Give every line again exactly as it appears, please, but not the pictures.

== Data ==

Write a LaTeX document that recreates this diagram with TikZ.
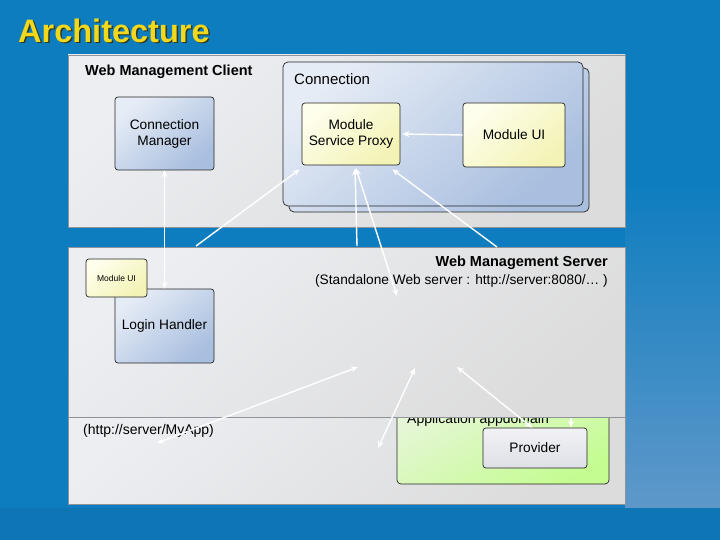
\documentclass[tikz,border=0pt]{standalone}
\usepackage{fontspec}
\setmainfont{Liberation Sans}
\usetikzlibrary{arrows.meta}
\definecolor{SlideBlue}{HTML}{0D7DBF}
\definecolor{SlideBlueLight}{HTML}{5F98CA}
\definecolor{SlideBand}{HTML}{0E76B5}
\definecolor{TitleYellow}{HTML}{F2D81C}
\definecolor{TitleShadow}{HTML}{2E3A20}
\definecolor{PanelGray}{HTML}{DCDCDC}
\definecolor{PanelLight}{HTML}{ECEEF2}
\definecolor{PanelEdge}{HTML}{8E949A}
\definecolor{BoxBlueA}{HTML}{E6ECF6}
\definecolor{BoxBlueB}{HTML}{A9BFDF}
\definecolor{BoxYellowA}{HTML}{FEFEEC}
\definecolor{BoxYellowB}{HTML}{F3F3B6}
\definecolor{BoxGreenA}{HTML}{E6F6D6}
\definecolor{BoxGreenB}{HTML}{C4FC92}
\definecolor{BoxGrayA}{HTML}{F2F2F6}
\definecolor{BoxGrayB}{HTML}{DEE0E6}

\begin{document}
\begin{tikzpicture}[x=1pt,y=-1pt,
    panel/.style={top color=PanelLight,bottom color=PanelGray,shading angle=40,draw=PanelEdge,line width=0.6pt},
    box/.style={rectangle,rounded corners=3pt,draw=black!85,line width=0.7pt,align=center,inner sep=2pt,font=\fontsize{13.7}{16}\selectfont},
    bluebox/.style={box,top color=BoxBlueA,bottom color=BoxBlueB,shading angle=40},
    yellowbox/.style={box,top color=BoxYellowA,bottom color=BoxYellowB,shading angle=40},
    graybox/.style={box,top color=BoxGrayA,bottom color=BoxGrayB},
    label/.style={inner sep=0pt,font=\fontsize{14}{16}\selectfont},
    heading/.style={inner sep=0pt,font=\fontsize{14.5}{16}\selectfont\bfseries},
    link/.style={white,line width=1.4pt,-{Stealth[length=7pt,width=6pt]}},
    dlink/.style={white,line width=1.4pt,{Stealth[length=7pt,width=6pt]}-{Stealth[length=7pt,width=6pt]}}]

      % slide background
      \fill[SlideBlue] (0,0) rectangle (720,540);
      \shade[top color=SlideBlue,bottom color=SlideBlueLight] (625,180) rectangle (720,508);
      \fill[SlideBand] (0,508) rectangle (720,540);
      \node[anchor=west,inner sep=0pt,text=TitleShadow,font=\fontsize{32.5}{38}\selectfont\bfseries] (titleshadow) at (19.5,32) {Architecture};
      \node[anchor=west,inner sep=0pt,text=TitleYellow,font=\fontsize{32.5}{38}\selectfont\bfseries] (title) at (18,30.5) {Architecture};

      % client panel
      \path[panel] (68,55) rectangle (625,227);
      \node[heading,anchor=west] (client) at (85,72) {Web Management Client};
      \path[top color=BoxBlueA,bottom color=BoxBlueB,shading angle=40,draw=black!85,line width=0.7pt,rounded corners=5pt] (289,68) rectangle (589,212);
      \path[top color=BoxBlueA,bottom color=BoxBlueB,shading angle=40,draw=black!85,line width=0.7pt,rounded corners=5pt] (283,62) rectangle (583,206);
      \node[label,anchor=west,font=\fontsize{15}{16}\selectfont] (conn) at (294,79) {Connection};
      \node[bluebox,minimum width=99pt,minimum height=73pt] (cm) at (164.5,133.5) {Connection\\Manager};
      \node[yellowbox,minimum width=98pt,minimum height=62pt] (msp) at (351,134) {Module\\Service Proxy};
      \node[yellowbox,minimum width=102pt,minimum height=64pt] (mui) at (514,135) {Module UI};

      % host panel, mostly hidden below the server panel
      \path[panel] (68,395) rectangle (625,504);
      \node[label,anchor=west] (app) at (83,431) {(http://server/MyApp)};
      \path[top color=BoxGreenA,bottom color=BoxGreenB,shading angle=30,draw=black!85,line width=0.7pt,rounded corners=4pt] (397,400) rectangle (609,484);
      \node[label,anchor=base west] (appdomain) at (407,423) {Application appdomain};
      \node[graybox,minimum width=104pt,minimum height=40pt] (prov) at (535,448) {Provider};
      \coordinate (hidA) at (571,405);
      \draw[link] (hidA) -- (prov.north -| hidA);

      % server panel
      \path[panel] (68,247) rectangle (625,417);
      \node[heading,anchor=east] (server) at (608,263) {Web Management Server};
      \node[label,anchor=east,font=\fontsize{13.7}{16}\selectfont] (serverurl) at (608,281) {(Standalone Web server : http://server:8080/\dots\ )};
      \node[bluebox,minimum width=99pt,minimum height=74pt] (lh) at (164.5,326) {Login Handler};
      \node[yellowbox,minimum width=61pt,minimum height=38pt,font=\fontsize{8.5}{10}\selectfont] (smui) at (116.5,278) {Module UI};

      % connectors
      \coordinate (srvA) at (196,246);
      \coordinate (srvB) at (357,246);
      \coordinate (srvC) at (397,296);
      \coordinate (srvD) at (497,247);
      \draw[dlink] (cm.south) -- (lh.north);
      \draw[link] (srvA) -- ([shift={(-2,4)}]msp.south west);
      \draw[link] (srvB) -- ([shift={(4,3)}]msp.south);
      \draw[dlink] (srvC) -- ([shift={(5,3)}]msp.south);
      \draw[link] (srvD) -- ([shift={(-8,4)}]msp.south east);
      \draw[link,shorten >=2pt] (mui.west) -- (msp.east);

      \coordinate (webA) at (358,367);
      \coordinate (appA) at (157,443);
      \coordinate (webB) at (415,368);
      \coordinate (appB) at (378,448);
      \coordinate (webC) at (457,367);
      \draw[dlink] (webA) -- (appA);
      \draw[dlink] (webB) -- (appB);
      \draw[dlink] (webC) -- ([xshift=-3pt]prov.north);
    \end{tikzpicture}
\end{document}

===

Correct result:
Write a LaTeX document that recreates this diagram with TikZ.
\documentclass[tikz,border=0pt]{standalone}
\usepackage{fontspec}
\setmainfont{Liberation Sans}
\usetikzlibrary{arrows.meta}
\definecolor{SlideBlue}{HTML}{0D7DBF}
\definecolor{SlideBlueLight}{HTML}{5F98CA}
\definecolor{SlideBand}{HTML}{0E76B5}
\definecolor{TitleYellow}{HTML}{F2D81C}
\definecolor{TitleShadow}{HTML}{2E3A20}
\definecolor{PanelGray}{HTML}{DCDCDC}
\definecolor{PanelLight}{HTML}{ECEEF2}
\definecolor{PanelEdge}{HTML}{8E949A}
\definecolor{BoxBlueA}{HTML}{E6ECF6}
\definecolor{BoxBlueB}{HTML}{A9BFDF}
\definecolor{BoxYellowA}{HTML}{FEFEEC}
\definecolor{BoxYellowB}{HTML}{F3F3B6}
\definecolor{BoxGreenA}{HTML}{E6F6D6}
\definecolor{BoxGreenB}{HTML}{C4FC92}
\definecolor{BoxGrayA}{HTML}{F2F2F6}
\definecolor{BoxGrayB}{HTML}{DEE0E6}

\begin{document}
\begin{tikzpicture}[x=1pt,y=-1pt,
    panel/.style={top color=PanelLight,bottom color=PanelGray,shading angle=40,draw=PanelEdge,line width=0.6pt},
    box/.style={rectangle,rounded corners=3pt,draw=black!85,line width=0.7pt,align=center,inner sep=2pt,font=\fontsize{13.7}{16}\selectfont},
    bluebox/.style={box,top color=BoxBlueA,bottom color=BoxBlueB,shading angle=40},
    yellowbox/.style={box,top color=BoxYellowA,bottom color=BoxYellowB,shading angle=40},
    graybox/.style={box,top color=BoxGrayA,bottom color=BoxGrayB},
    label/.style={inner sep=0pt,font=\fontsize{14}{16}\selectfont},
    heading/.style={inner sep=0pt,font=\fontsize{14.5}{16}\selectfont\bfseries},
    link/.style={white,line width=1.4pt,-{Stealth[length=7pt,width=6pt]}},
    dlink/.style={white,line width=1.4pt,{Stealth[length=7pt,width=6pt]}-{Stealth[length=7pt,width=6pt]}}]

      % slide background
      \fill[SlideBlue] (0,0) rectangle (720,540);
      \shade[top color=SlideBlue,bottom color=SlideBlueLight] (625,180) rectangle (720,508);
      \fill[SlideBand] (0,508) rectangle (720,540);
      \node[anchor=west,inner sep=0pt,text=TitleShadow,font=\fontsize{32.5}{38}\selectfont\bfseries] (titleshadow) at (19.5,32) {Architecture};
      \node[anchor=west,inner sep=0pt,text=TitleYellow,font=\fontsize{32.5}{38}\selectfont\bfseries] (title) at (18,30.5) {Architecture};

      % client panel
      \path[panel] (68,55) rectangle (625,227);
      \node[heading,anchor=west] (client) at (85,72) {Web Management Client};
      \path[top color=BoxBlueA,bottom color=BoxBlueB,shading angle=40,draw=black!85,line width=0.7pt,rounded corners=5pt] (289,68) rectangle (589,212);
      \path[top color=BoxBlueA,bottom color=BoxBlueB,shading angle=40,draw=black!85,line width=0.7pt,rounded corners=5pt] (283,62) rectangle (583,206);
      \node[label,anchor=west,font=\fontsize{15}{16}\selectfont] (conn) at (294,79) {Connection};
      \node[bluebox,minimum width=99pt,minimum height=73pt] (cm) at (164.5,133.5) {Connection\\Manager};
      \node[yellowbox,minimum width=98pt,minimum height=62pt] (msp) at (351,134) {Module\\Service Proxy};
      \node[yellowbox,minimum width=102pt,minimum height=64pt] (mui) at (514,135) {Module UI};

      % host panel, mostly hidden below the server panel
      \path[panel] (68,395) rectangle (625,504);
      \node[label,anchor=west] (app) at (83,431) {(http://server/MyApp)};
      \path[top color=BoxGreenA,bottom color=BoxGreenB,shading angle=30,draw=black!85,line width=0.7pt,rounded corners=4pt] (397,400) rectangle (609,484);
      \node[label,anchor=base west] (appdomain) at (407,423) {Application appdomain};
      \node[graybox,minimum width=104pt,minimum height=40pt] (prov) at (535,448) {Provider};
      \coordinate (hidA) at (571,405);
      \draw[link] (hidA) -- (prov.north -| hidA);

      % server panel
      \path[panel] (68,247) rectangle (625,417);
      \node[heading,anchor=east] (server) at (608,263) {Web Management Server};
      \node[label,anchor=east,font=\fontsize{13.7}{16}\selectfont] (serverurl) at (608,281) {(Standalone Web server : http://server:8080/\dots\ )};
      \node[bluebox,minimum width=99pt,minimum height=74pt] (lh) at (164.5,326) {Login Handler};
      \node[yellowbox,minimum width=61pt,minimum height=38pt,font=\fontsize{8.5}{10}\selectfont] (smui) at (116.5,278) {Module UI};

      % connectors
      \coordinate (srvA) at (196,246);
      \coordinate (srvB) at (357,246);
      \coordinate (srvC) at (397,296);
      \coordinate (srvD) at (497,247);
      \draw[dlink] (cm.south) -- (lh.north);
      \draw[link] (srvA) -- ([shift={(-2,4)}]msp.south west);
      \draw[link] (srvB) -- ([shift={(4,3)}]msp.south);
      \draw[dlink] (srvC) -- ([shift={(5,3)}]msp.south);
      \draw[link] (srvD) -- ([shift={(-8,4)}]msp.south east);
      \draw[link,shorten >=2pt] (mui.west) -- (msp.east);

      \coordinate (webA) at (358,367);
      \coordinate (appA) at (157,443);
      \coordinate (webB) at (415,368);
      \coordinate (appB) at (378,448);
      \coordinate (webC) at (457,367);
      \draw[dlink] (webA) -- (appA);
      \draw[dlink] (webB) -- (appB);
      \draw[dlink] (webC) -- ([xshift=-3pt]prov.north);
    \end{tikzpicture}
\end{document}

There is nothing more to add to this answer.